2. Mr Lilli is not authorised to accept the lodgement with him of an application for a complying development certificate, construction certificate, compliance certificate and/or an occupation certificate.
3. Mr Lilli is not authorised to carry out any final inspections, that is, after building work has been completed and prior to any occupation certificate being issued in relation to the building.
4. Mr Lilli is not authorised to carry out any functions, nor issue any certificates or notices, under the Swimming Pools Act 1992.

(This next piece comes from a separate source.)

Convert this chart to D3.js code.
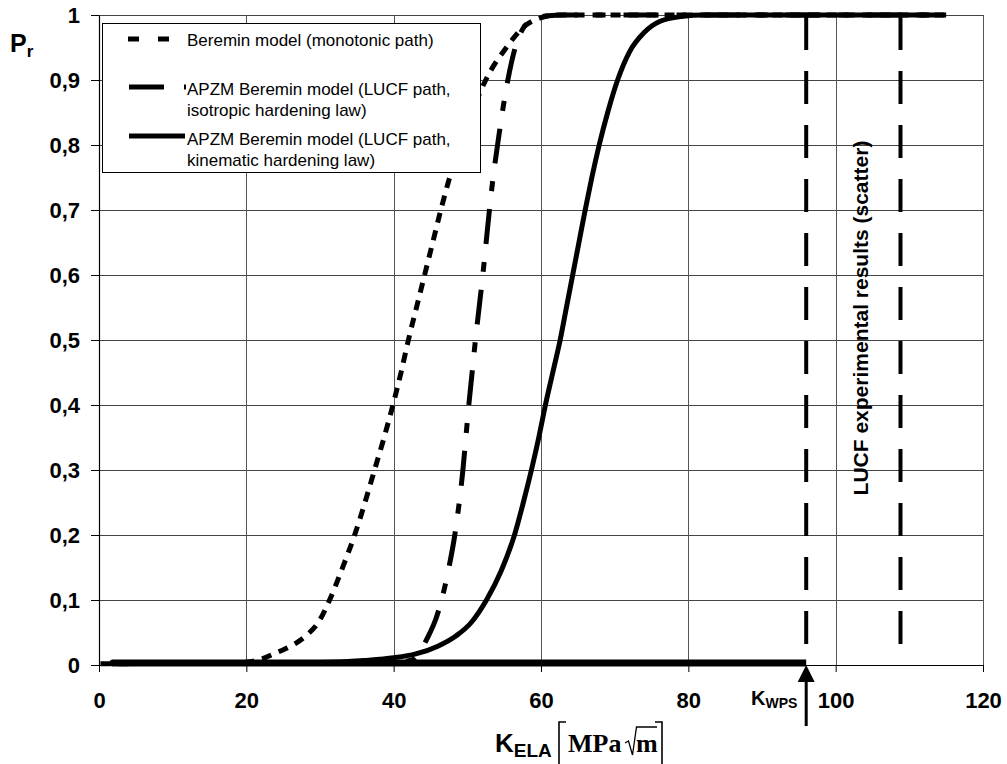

1. The following directions are made:
1. The Respondent is to give to the Tribunal and the other party the documents required under s 58 of the Administrative Decisions Review Act 1997 on or before 28 February 2020;
2. The Applicant is to give to the Tribunal and the other party, any written submissions and material on which that party relies on or before 13 March 2020;
3. The Respondent is to give to the Tribunal and the other party, any written submissions and material in reply on or before 27 March 2020;
4. The Applicant is to give any reply to the Respondent's evidence and written submissions on or before 10 April 2020;
5. The proceedings are listed for hearing for three days from 27 April to 29 April 2020 commencing at 10 a.m. on 27 April 2020 at John Maddison Tower, Level 10, 86-90 Goulburn Street, Sydney; and
6. The parties have liberty to restore on the giving of three (3) days notice.
[9]
I hereby certify that this is a true and accurate record of the reasons for decision of the Civil and Administrative Tribunal of New South Wales.
Registrar
DISCLAIMER - Every effort has been made to comply with suppression orders or statutory provisions prohibiting publication that may apply to this judgment or decision. The onus remains on any person using material in the judgment or decision to ensure that the intended use of that material does not breach any such order or provision. Further enquiries may be directed to the Registry of the Court or Tribunal in which it was generated.